There is nothing wrong with making life more comfortable for someone who is utterly incapable of doing anything to not be poor. Not everyone can find someone to marry them. Not everyone can convince a spouse to stay married to them. Not everyone can find a job. Not everyone is capable of obtaining a meaningful high level of education. Some people are predisposed to be much more vulnerable to drug and alcohol addiction than others or simply are addicted now and lack the personal grit to beat those addictions on their own.
No amount of incentive can get someone to leap over a thirty foot pole without assistance, and there is no virtue in making people who are economically inadequate suffer because they aren't worthy. No matter how good of an investment I think it would be to buy a downtown office building and manage it better, I can't do it without the support of people who are going to invest immense amounts of cash in that venture.

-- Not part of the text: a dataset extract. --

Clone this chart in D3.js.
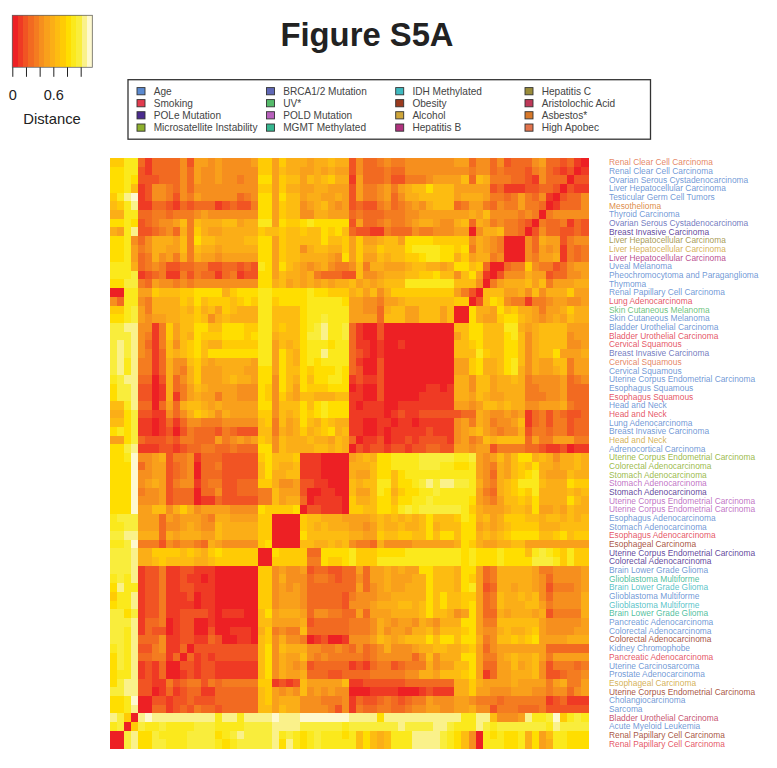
<!DOCTYPE html>
<html><head><meta charset="utf-8">
<script src="https://cdnjs.cloudflare.com/ajax/libs/d3/7.8.5/d3.min.js"></script>
<style>html,body{margin:0;padding:0;background:#fff}svg{display:block}text{font-family:"Liberation Sans",Arial,sans-serif}</style>
</head><body><svg id="c" width="777" height="768"></svg>
<script>
const title = "Figure S5A";
const signatures = ["Age","Smoking","POLe Mutation","Microsatellite Instability","BRCA1/2 Mutation","UV*","POLD Mutation","MGMT Methylated","IDH Methylated","Obesity","Alcohol","Hepatitis B","Hepatitis C","Aristolochic Acid","Asbestos*","High Apobec"];
const signatureColors = ["#5B8AD0","#E23B4E","#4A2B8E","#8DB02E","#6068B6","#55BA6A","#B860BC","#36B68F","#3FBAC0","#9B3A1E","#CFA63A","#B0327E","#9A8C3A","#BE3858","#D8792A","#E2734C"];
const rowLabels = ["Renal Clear Cell Carcinoma","Renal Clear Cell Carcinoma","Ovarian Serous Cystadenocarcinoma","Liver Hepatocellular Carcinoma","Testicular Germ Cell Tumors","Mesothelioma","Thyroid Carcinoma","Ovarian Serous Cystadenocarcinoma","Breast Invasive Carcinoma","Liver Hepatocellular Carcinoma","Liver Hepatocellular Carcinoma","Liver Hepatocellular Carcinoma","Uveal Melanoma","Pheochromocytoma and Paraganglioma","Thymoma","Renal Papillary Cell Carcinoma","Lung Adenocarcinoma","Skin Cutaneous Melanoma","Skin Cutaneous Melanoma","Bladder Urothelial Carcinoma","Bladder Urothelial Carcinoma","Cervical Squamous","Breast Invasive Carcinoma","Cervical Squamous","Cervical Squamous","Uterine Corpus Endometrial Carcinoma","Esophagus Squamous","Esophagus Squamous","Head and Neck","Head and Neck","Lung Adenocarcinoma","Breast Invasive Carcinoma","Head and Neck","Adrenocortical Carcinoma","Uterine Corpus Endometrial Carcinoma","Colorectal Adenocarcinoma","Stomach Adenocarcinoma","Stomach Adenocarcinoma","Stomach Adenocarcinoma","Uterine Corpus Endometrial Carcinoma","Uterine Corpus Endometrial Carcinoma","Esophagus Adenocarcinoma","Stomach Adenocarcinoma","Esophagus Adenocarcinoma","Esophageal Carcinoma","Uterine Corpus Endometrial Carcinoma","Colorectal Adenocarcinoma","Brain Lower Grade Glioma","Glioblastoma Multiforme","Brain Lower Grade Glioma","Glioblastoma Multiforme","Glioblastoma Multiforme","Brain Lower Grade Glioma","Pancreatic Adenocarcinoma","Colorectal Adenocarcinoma","Colorectal Adenocarcinoma","Kidney Chromophobe","Pancreatic Adenocarcinoma","Uterine Carcinosarcoma","Prostate Adenocarcinoma","Esophageal Carcinoma","Uterine Corpus Endometrial Carcinoma","Cholangiocarcinoma","Sarcoma","Bladder Urothelial Carcinoma","Acute Myeloid Leukemia","Renal Papillary Cell Carcinoma","Renal Papillary Cell Carcinoma"];
const rowSignature = ["High Apobec","Age","Age","Age","Age","Asbestos*","Age","BRCA1/2 Mutation","POLe Mutation","Hepatitis C","Alcohol","Hepatitis B","Age","Age","Age","Age","Smoking","UV*","Age","Age","Smoking","Smoking","BRCA1/2 Mutation","High Apobec","Age","Age","Age","Smoking","Age","Smoking","Age","Age","Alcohol","Age","Microsatellite Instability","Microsatellite Instability","Microsatellite Instability","POLD Mutation","POLe Mutation","POLD Mutation","POLD Mutation","Age","Age","Smoking","Obesity","POLe Mutation","POLe Mutation","Age","MGMT Methylated","IDH Methylated","Age","IDH Methylated","MGMT Methylated","Age","Age","Obesity","Age","Smoking","Age","Age","Alcohol","Obesity","Age","Age","Aristolochic Acid","Age","Obesity","Smoking"];
const distanceTicks = [0,0.2,0.4,0.6,0.8,1.0];
const tickLabels = {0:"0",0.6:"0.6"};
const bandColors = ["#ED2024","#EF3A24","#F15423","#F26A21","#F47C20","#F68F1E","#F9A01B","#FBAE17","#FDBC11","#FFCB05","#FFDE00","#FBE91C","#F9ED3C","#FAF18A","#FEF9CF"];
const maxDistance = 1.17;
// each character is one heat-map cell: the colour band (0-e, i.e. distance bin)
const distanceRows = [
"99bb313333 5266565555 6996977767 7877253345 4455555556 6355352333 56332310",
"aabb213333 5365565555 5996877667 6766253334 3355555555 5455343332 45321201",
"aaba222333 5365565545 5aa6988687 8977163334 2244456666 8387444332 15333022",
"aab8125543 5355555555 5996977667 7666264456 46788a8886 6666231112 23320211",
"9bde125542 5465555534 5aa6a88677 6676264456 3577888886 7776443464 35102335",
"89bd113321 3233312322 4aa6988567 8656232245 3456578883 4664354464 43013335",
"77bb334434 4456555555 5aa6988557 7666343334 4455666666 6768555545 40455555",
"aaba234556 8487778867 7bb6a99aba aaaa263345 4456776557 8376454432 04334132",
"76bd223453 7497667777 7988988988 a9a8322114 3335445556 6057784430 25332232",
"aab5357776 84a8877778 8aa6988888 a889696678 86aaaa9999 9576540005 37662455",
"aab6457766 8487767777 7aa6988578 8779697798 88abbbbaa9 a476540005 36561434",
"aab6347564 7476656666 6aa6988777 765a696687 8899abbaa7 9677450005 46671434",
"bbb7345422 3344223323 2ba6a87656 7544584776 667887767a a893003449 54423566",
"bbbc123411 4243313412 2aa6877674 3332285567 778899a885 8a61025557 66233556",
"aacc436554 5455555555 5aa7867676 7677867678 88bbbbbbb8 8850467778 68466677",
"00bb669888 99aaaa79aa abbaaaaaba a999786857 9999999996 4208886675 85777966",
"53bb547777 98a899989a 9bb9aaaabb bbba665546 6788888889 9028a95441 44566556",
"99bc647777 8797869877 7bb8888abb bbbb665537 8866888680 0a776a8977 64667977",
"aabc656677 8898578777 7bb8888abb cbbb666638 8866888680 0a7669aa87 65676877",
"ccdd551496 88aa88aaa9 9bb8988abc dbbc310020 0000000008 8aa888bb76 78888666",
"cccd541496 87a999aaa9 abb7888acc dbbc310020 0000000006 8aa888ab85 78888566",
"cdcd531485 89a8779999 9bb6878abb babb311010 0100000008 89a888aa85 78888556",
"cdcd541387 89a8aaaaaa abb6a87abb dbbb321010 0000000008 88b988aa85 788a6667",
"cdbd441375 5897677777 6bb6a87aba bbbb310020 0000000006 69a778ab85 76688466",
"cdbd441375 4796667776 6aa6a88a9a aaba320020 0000000006 69a778ab75 76678466",
"bcdd330273 5796667877 6aa5a87a8a abba121120 0000000007 7588677874 55556345",
"accd220173 4687666655 5a95a86a99 9aaa010020 0000011017 7588677774 45556333",
"accd220171 4676646655 5a95976887 7788110020 0000111117 7687667774 44556333",
"88bd330363 7887676666 6aa5888a8a baaa101110 0111111116 6568878775 56667433",
"77ac221153 5798757666 6995878a9a baaa111110 1211222222 3376556561 34243223",
"88ac110131 3554445555 5894867a87 9877110011 0110111115 6476455681 34244233",
"abac110120 2433324322 2884767978 9a78110010 1111121115 6786545572 44344233",
"66ac322232 4433364565 6985877787 7687301120 1121222215 6458788883 64466644",
"aacd111221 2334433433 3aa5877778 8787021221 2212233226 6566244443 32112011",
"aabe556724 4513332222 29a8889111 00006787aa bbbbcccccb bc656868aa 78757787",
"aaae356623 4503342222 28a8778111 00007778aa bbbbcccbba ab65476898 a7767787",
"aaae556623 4503332222 28a7788111 00007668aa 8abbbbbbbb bb6537689a b7666877",
"aaae567624 5513442233 3997556221 10008788bb 8aabcdcddc cb754789bb b8777a99",
"aaae455623 3303352233 3448666200 11008668ba 79aabbcbbb bb643789a9 b7777878",
"aaae555623 3301132222 2448677301 11109778aa 8aabbcbbbb ba65468898 a7777a87",
"aaae668857 9756666555 5a9999a022 11109988aa 9bcbcccccc b976667887 a6676877",
"bccc666365 6665477666 6990000988 7776666787 87878a8889 ba78679998 87887878",
"bbcc666355 6765587777 7990000987 8777665687 78778a7888 aa67678999 97778888",
"ccdd777376 7776687777 7990000a88 8888776698 89988a8aa8 aa78789aaa a889a899",
"bbce444254 5543765555 59a0000887 7878544375 5556666667 a976677886 66666666",
"cccd779999 89879a9999 900a999933 aaaab999aa aabbbbbbbb abaaabaaa8 bcba9b99",
"cccd778988 8877899999 9009999944 a99ab999bb bbbbbbbbbb abaaabaaaa cccb9b99",
"cccd122411 2211100000 0995655623 3223363667 6766aa8887 aa63477777 64455556",
"bcbd122411 2110100000 0995755534 4323353667 66677a8887 a963477777 65355556",
"adbb122411 2211100000 0995656533 3333363567 66777a8887 ab62377677 65244456",
"9bbd122411 1201100000 0995666533 3332455566 77777a8a88 9963487787 85355557",
"abbd122411 1101100000 0995666533 3332555677 78878a8a88 9a63487778 86455557",
"ccac122411 2222101110 08a6777635 5443363666 77778a8875 6a63376777 67244447",
"cccd133401 2200100000 0886666723 3333444576 5665765777 aa64488888 86555556",
"ccbd132201 2200200111 0794544833 3333444575 6657786888 9a65578778 96555566",
"ccbd333511 2211320011 0895755401 2001555687 67888a8aa8 aa74588989 a6666777",
"bcbd224511 3022222222 28a5877755 4454353457 5556778877 8963566666 66333333",
"acbd334413 0312122222 28a5766854 5444443455 5553585777 aa64467877 86466666",
"acbd121300 2212211111 18a5765623 3333121344 2344475668 8a63366867 85244434",
"abbd121300 1212211111 18a5766733 3223333444 4455776888 9a61366777 85223445",
"acdd221142 3442434444 4991212866 6668112222 2233333337 7976666766 66467446",
"ccdd220131 2331133333 3896565856 5655000111 1000121117 7966555666 55455356",
"aabe002212 2322233333 3896777555 4445132234 3234465556 6544434444 44123111",
"aabd003312 3243323333 3886877555 5425143344 3345566556 6755244433 34222222",
"dc90dedddd dddddbddbd dddedddeee eeeeddddad dddddddddd bbdd85556d bbce9bcb",
"bc09cbbcbb bbcccbbbbc cccddddccc cccbcccccc cdccccddcb bbdcbccccc ccbdcccc",
"00cdaacbbb bccccabcdc cccdbcbabc bbbab8a878 bbbddddcba 850babaab7 a68bbaaa",
"00cdaaccbb bccccbabcc cccdadbabc bbbbb8a878 bbbddddcba 850bbbaab7 a67bbaaa"
];

const svg = d3.select("#c");
const bandWidth = maxDistance / bandColors.length;
const levelToValue = ch => (parseInt(ch, 16) + 0.5) * bandWidth;
const matrix = distanceRows.map(r => Array.from(r.replace(/\s/g, "")).map(levelToValue));
const nCols = matrix[0].length, nRows = matrix.length;

const color = d3.scaleQuantize().domain([0, maxDistance]).range(bandColors);
const x = d3.scaleBand().domain(d3.range(nCols)).range([110, 588]);
const y = d3.scaleBand().domain(d3.range(nRows)).range([158, 748]);

// heat map
const g = svg.append("g").attr("shape-rendering", "crispEdges");
g.selectAll("g").data(matrix).join("g")
  .attr("transform", (d, i) => `translate(0,${y(i)})`)
  .selectAll("rect").data(d => d).join("rect")
  .attr("x", (d, j) => x(j)).attr("width", x.bandwidth() + 0.5)
  .attr("height", y.bandwidth() + 0.5).attr("fill", d => color(d));

// row labels
const sigColor = d3.scaleOrdinal().domain(signatures).range(signatureColors);
svg.append("g").selectAll("text").data(rowLabels).join("text")
  .attr("x", 609).attr("y", (d, i) => y(i) + y.bandwidth() / 2)
  .attr("dy", "0.35em").attr("font-size", 8.4).attr("fill-opacity", 0.88)
  .attr("fill", (d, i) => sigColor(rowSignature[i])).text(d => d);

// colour key
const keyX = d3.scaleLinear().domain([0, maxDistance]).range([12.3, 92.3]);
const key = svg.append("g");
key.append("g").attr("shape-rendering", "crispEdges").selectAll("rect").data(bandColors).join("rect")
  .attr("x", (d, i) => keyX(i * bandWidth)).attr("y", 15.3)
  .attr("width", keyX(bandWidth) - keyX(0) + 0.4).attr("height", 52).attr("fill", d => d);
key.append("rect").attr("x", keyX(0)).attr("y", 15.3).attr("width", 80).attr("height", 52)
  .attr("fill", "none").attr("stroke", "#666").attr("stroke-width", 0.8);
const keyAxis = d3.axisBottom(keyX).tickValues(distanceTicks).tickSize(9.5)
  .tickFormat(d => tickLabels[d] || "");
const ka = key.append("g").attr("transform", "translate(0,67.3)").call(keyAxis);
ka.select(".domain").remove();
ka.selectAll("line").attr("stroke", "#222").attr("stroke-width", 1);
ka.selectAll("text").attr("font-size", 14.5).attr("fill", "#222").attr("y", 22.5).attr("dy", "0.71em")
  .attr("font-family", '"Liberation Sans",Arial,sans-serif');
key.append("text").attr("x", 52).attr("y", 124).attr("text-anchor", "middle").attr("font-size", 14.8)
  .attr("fill", "#222").text("Distance");

// title
svg.append("text").attr("x", 367).attr("y", 46).attr("text-anchor", "middle")
  .attr("font-size", 32.8).attr("font-weight", "bold").attr("fill", "#222").text(title);

// legend
svg.append("rect").attr("x", 128).attr("y", 79.7).attr("width", 522.5).attr("height", 59.5)
  .attr("fill", "#fff").attr("stroke", "#333").attr("stroke-width", 1.3);
const colX = [137, 266.5, 395.7, 525];
const rowY = [91.2, 103.2, 115.3, 127.6];
const lg = svg.append("g").selectAll("g").data(signatures).join("g")
  .attr("transform", (d, i) => `translate(${colX[Math.floor(i / 4)]},${rowY[i % 4]})`);
lg.append("rect").attr("x", 0).attr("y", -3.6).attr("width", 8).attr("height", 7.2)
  .attr("fill", d => sigColor(d)).attr("stroke", "#333").attr("stroke-width", 0.9);
lg.append("text").attr("x", 16.7).attr("dy", "0.35em").attr("font-size", 10.1).attr("fill", "#444").text(d => d);
</script></body></html>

There is good reason to doubt that we have as French claims excessively "poured money into welfare" in a way that makes poverty "comfortable and sustainable." The welfare system in United States is remarkably stingy. No other developed country in the world lets people fall as far down as we do. The punishment for failing economic in the United States and the rewards for economic success are more extreme in the United States than almost anywhere else. Moreover, in the places were the political sentiment against welfare is being express welfare is most meager already. Mississippi is not at the bottom of state rankings on every imaginable statistic of socio-economic well being because its welfare programs are too generous. Complaints about excessive welfare spending mostly aren't coming from places like San Francisco, Boston and New York City that have relatively generous welfare systems.
Rather than focusing on austerity and cutting government spending on welfare, we need to look at ways to better enable people to find work, to have worthwhile alternatives to crime, to have the economic means to survive as a family unit, and to identify and obtain help dealing with substance abuse and mental health problems.
Also, often poverty has no root causes that can be addressed. We learned as a nation a long time ago that aging is an incurable disease. Rather than floundering around looking for an immediate cure for old age, we acknowledged that it doesn't make sense to insist that seniors who had failed to amass enough savings to work on pain of starvation and homelessness, and instead created Social Security and Medicare. This may have encouraged millions or even tens of millions of seniors who would otherwise have kept working to quit their jobs or scale back their hours thereby reducing the GDP. But, it also means that we have almost no seniors in dire poverty, and tens of millions of seniors who are lifted out of poverty and live longer as a result.
Part of a sensible welfare state is not only encouraging people to change what they can change, but recognizing that some people aren't capable of enough change to lift themselves out of poverty.